Em 1935, em vez de voltar para a França nas férias, fiz a primeira expedição na terra dos Bororos (três meses). No verão (francês) seguinte, voltei à França para as férias e apresentei em Paris as coleções que eu havia constituído no Mato Grosso e também artigos, publicações. Foi assim que eu me tornei, oficialmente, etnólogo. Em 1937, voltei ao Mato Grosso. Conheci algumas sociedades: os Bororo e sua cultura tão rica, tão complexa; os Caduevo, muito reservados e que combatiam as apropriações de suas terras; os Nhambiquara, com sua reputação de violentos e na realidade muito simpáticos, muito dóceis e difíceis de encontrar porque eram seminômades... Mas também muito bons artistas (cerâmicas, pinturas corporais)...
O senhor estava acompanhado - ou controlado - por um etnólogo brasileiro. Qual era o papel dele?
Estávamos na era Vargas. Por que esse controlador? Não sei. Talvez quisessem garantir que eu não estivesse espionando? (Dá um sorriso maroto. Ironia. Mas com homens dessa estatura, não se sabe onde termina a brincadeira e começa a seriedade...)
Voltemos a São Paulo, entre os anos 35 e 37. Sua vinda ao Brasil, o senhor a contou no livro Tristes Trópicos ( 1955), seu livro mais subjetivo, mais literário. (Muito freqüentemente cita-se a primeira frase - "Eu odeio viagens ) . E essa viagem? Dezenove dias num cargueiro, numerosas escadas, Santos, o mergulho repentino nos trópicos?
São Paulo. Foi um choque. Tenho 96 anos. E São Paulo foi minha juventude, entende? Havia a febre intelectual da jovem Universidade de São Paulo - os outros professores franceses, homens de talento, lembro de Roger Bastide, Fernand Braudel... ou um italiano como Ungaretti, professores alemães, os primeiros exilados do nazismo... Mas você sabe, cada um tinha seu setor, não nos víamos muito, a não ser para algumas necessidades mundanas, por sinal, agradáveis. Eu freqüentava muito os brasileiros. Um dos homens mais impressionantes para mim foi Paulo Duarte. Sergio Milliet também. Eu era muito ligado a Mario de Andrade.

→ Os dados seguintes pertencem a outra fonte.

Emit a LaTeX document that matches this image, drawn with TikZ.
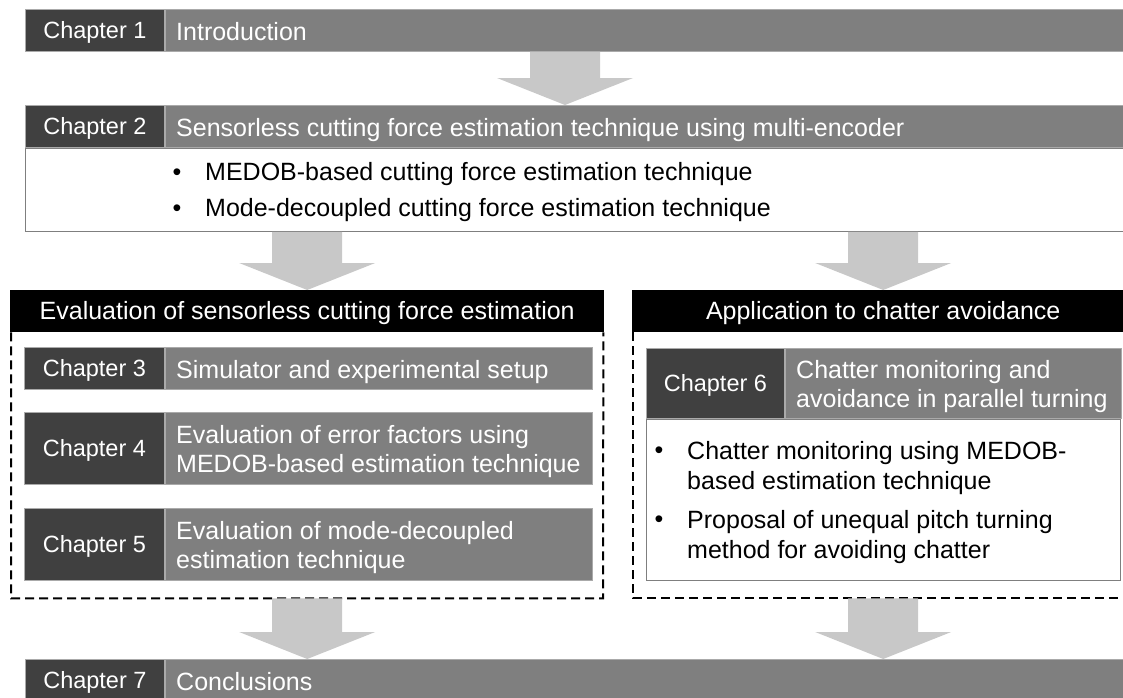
\documentclass[tikz,border=0pt]{standalone}
\usepackage{fontspec}
\setmainfont{Liberation Sans}
\usetikzlibrary{positioning,calc}
\definecolor{ChapDark}{RGB}{64,64,64}
\definecolor{ChapGray}{RGB}{127,127,127}
\definecolor{EdgeGray}{RGB}{170,170,170}
\definecolor{ArrowGray}{RGB}{200,200,200}
\newcommand\labelfont{\fontsize{23.5}{29}\selectfont}
\newcommand\titlefont{\fontsize{25}{29}\selectfont}
\newcommand\itemfont{\fontsize{25}{30}\selectfont}
\newcommand\titletext[2]{\makebox[#1][l]{\raisebox{-4pt}[\height][\depth]{\begin{tabular}{@{}l@{}}#2\end{tabular}}}}
\newcommand\flowarrow[2]{\fill[ArrowGray] let \p1=(#1),\p2=(#2) in (\x1-35pt,\y1) -- (\x1+35pt,\y1) -- (\x1+35pt,\y2+27pt) -- (\x1+68pt,\y2+27pt) -- (\x2,\y2) -- (\x1-68pt,\y2+27pt) -- (\x1-35pt,\y2+27pt) -- cycle;}

\begin{document}
\begin{tikzpicture}[x=1pt,y=-1pt,
  chaplabel/.style={fill=ChapDark,draw=EdgeGray,line width=0.8pt,text=white,inner sep=0pt,text height=18pt,text depth=2pt,minimum width=139pt,minimum height=42pt,anchor=north west,font=\labelfont},
  chaptitle/.style={fill=ChapGray,draw=EdgeGray,line width=0.8pt,text=white,inner xsep=11pt,inner ysep=0pt,minimum height=42pt,font=\titlefont},
  parthead/.style={fill=black,text=white,inner sep=0pt,text height=18pt,text depth=1pt,minimum height=42pt,anchor=north west,font=\titlefont},
  itembox/.style={fill=white,draw=ChapGray,line width=1pt,inner sep=0pt,anchor=north west},
  itemtext/.style={anchor=west,inner sep=0pt,font=\itemfont},
  bulletmark/.style={inner sep=0pt,font=\itemfont},
  dashline/.style={draw=black,line width=2pt,dash pattern=on 9pt off 5pt}]
\clip (0,0) rectangle (1123,697);

\node[chaplabel] (ch1) at (25,9) {Chapter 1};
\node[chaptitle,right=0pt of ch1] (ch1t) {\titletext{949pt}{Introduction}};

\node[chaplabel] (ch2) at (25,105) {Chapter 2};
\node[chaptitle,right=0pt of ch2] (ch2t) {\titletext{949pt}{Sensorless cutting force estimation technique using multi-encoder}};
\node[itembox,minimum width=1109pt,minimum height=83pt] (box2) at (ch2.south west) {};
\node[bulletmark] (b21) at (177,175) {\textbullet};
\node[itemtext] (t21) at (205,174.5) {MEDOB-based cutting force estimation technique};
\node[bulletmark] (b22) at (177,211) {\textbullet};
\node[itemtext] (t22) at (205,210.5) {Mode-decoupled cutting force estimation technique};

\node[parthead,minimum width=594pt] (evalhead) at (10,290) {Evaluation of sensorless cutting force estimation};
\draw[dashline] ([xshift=1pt]evalhead.south west) -- ++(0,266) coordinate (evalbl) -- ++(592,0) coordinate (evalbr) -- ([xshift=-1pt]evalhead.south east);

\node[chaplabel,minimum width=140pt] (ch3) at (24,347) {Chapter 3};
\node[chaptitle,right=0pt of ch3] (ch3t) {\titletext{405pt}{Simulator and experimental setup}};
\node[chaplabel,minimum width=140pt,minimum height=72pt] (ch4) at (24,412) {Chapter 4};
\node[chaptitle,minimum height=72pt,right=0pt of ch4] (ch4t) {\titletext{405pt}{Evaluation of error factors using\\MEDOB-based estimation technique}};
\node[chaplabel,minimum width=140pt,minimum height=72pt] (ch5) at (24,508) {Chapter 5};
\node[chaptitle,minimum height=72pt,right=0pt of ch5] (ch5t) {\titletext{405pt}{Evaluation of mode-decoupled\\estimation technique}};

\node[parthead,minimum width=502pt] (apphead) at (632,290) {Application to chatter avoidance};
\draw[dashline] ([xshift=1pt]apphead.south west) -- ++(0,266) coordinate (appbl) -- ++(520,0);

\node[chaplabel,minimum width=138pt,minimum height=70pt] (ch6) at (646,348) {Chapter 6};
\node[chaptitle,minimum height=70pt,right=0pt of ch6] (ch6t) {\titletext{314pt}{Chatter monitoring and\\avoidance in parallel turning}};
\node[itembox,minimum width=474pt,minimum height=161pt] (box6) at (ch6.south west) {};
\node[bulletmark] (b61) at (659,453) {\textbullet};
\node[itemtext] (t61) at (687,468) {\begin{tabular}{@{}l@{}}Chatter monitoring using MEDOB-\\based estimation technique\end{tabular}};
\node[bulletmark] (b62) at (659,522) {\textbullet};
\node[itemtext] (t62) at (687,537) {\begin{tabular}{@{}l@{}}Proposal of unequal pitch turning\\method for avoiding chatter\end{tabular}};

\node[chaplabel] (ch7) at (25,659) {Chapter 7};
\node[chaptitle,right=0pt of ch7] (ch7t) {\titletext{949pt}{Conclusions}};

\coordinate (mid1) at (565,0);
\flowarrow{ch1t.south -| mid1}{ch2t.north -| mid1}
\flowarrow{box2.south -| evalhead.north}{evalhead.north}
\flowarrow{box2.south -| apphead.north}{apphead.north}
\flowarrow{evalbl -| evalhead.south}{ch7t.north -| evalhead.south}
\flowarrow{appbl -| apphead.south}{ch7t.north -| apphead.south}
\end{tikzpicture}
\end{document}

Me apaixonei pelos seus estudos sobre a música popular e gostava muito dele. Foi graças a ele que pudemos montar uma missão franco-brasileira no Mato Grosso. A revista Tempos Modernos, em Paris, acaba de lançar um número especial consagrado aos meus trabalhos. Publicou o fac-símile de quatro cartas que escrevi para Mario nos anos 1930, quando ele era secretário de Cultura do município de São Paulo. Reencontramos essas cartas no Instituto de Estudos Brasileiros da Universidade de São Paulo. A primeira era datada de Corumbá, dia 15 de janeiro de 1936, a segunda de 25 de outubro de 1936, a terceira de Uriatiri, dia 17 de janeiro de 1938, e finalmente uma de São Paulo, 1938. (Enquanto eu percorro essas cartas datadas de meio século atrás e tão emocionadas, Lévi-Strauss folheia o álbum 'São Paulo de Piratininga'.) É isso. É isso. Claro, mudou muito. Voltei em 1985. Quis ver a casa onde morei em 1935. Peguei um táxi, mas o engarrafamento era tão grande! Eu tinha só duas horas livres. O táxi nunca conseguiu chegar até a rua. Isso me causou uma impressão estranha. Que a casa tivesse desaparecido, até seria possível, mas a rua, ainda devia estar lá... E depois... (Faz um gesto desdenhoso com a mão, um pouco triste, como para apagar uma lembrança ausente, a rua que partiu...) As minhas lembranças são um pouco tênues. Você sabe... nessa idade, esquecemos das coisas.
De volta aos brasileiros...
Brasileiros? Sim, eles vêm a Paris. Veja... Há 15 dias, recebi a visita de dois índios Bororo. Eles lecionam na Universidade salesiana de Don Bosco, em Campo Grande. Eles cantaram e dançaram. Imagine: há 15 dias, escutei os mesmos cantos ouvidos há três quartos de século no Brasil. Foi, sim, muito tocante... Tenho uma grande admiração pelos etnólogos brasileiros. Diria até que a única grande etnologia que existe atualmente no mundo é a brasileira. Conduziu trabalhos de primeira grandeza. É extraordinariamente prolífica. É puramente brasileira.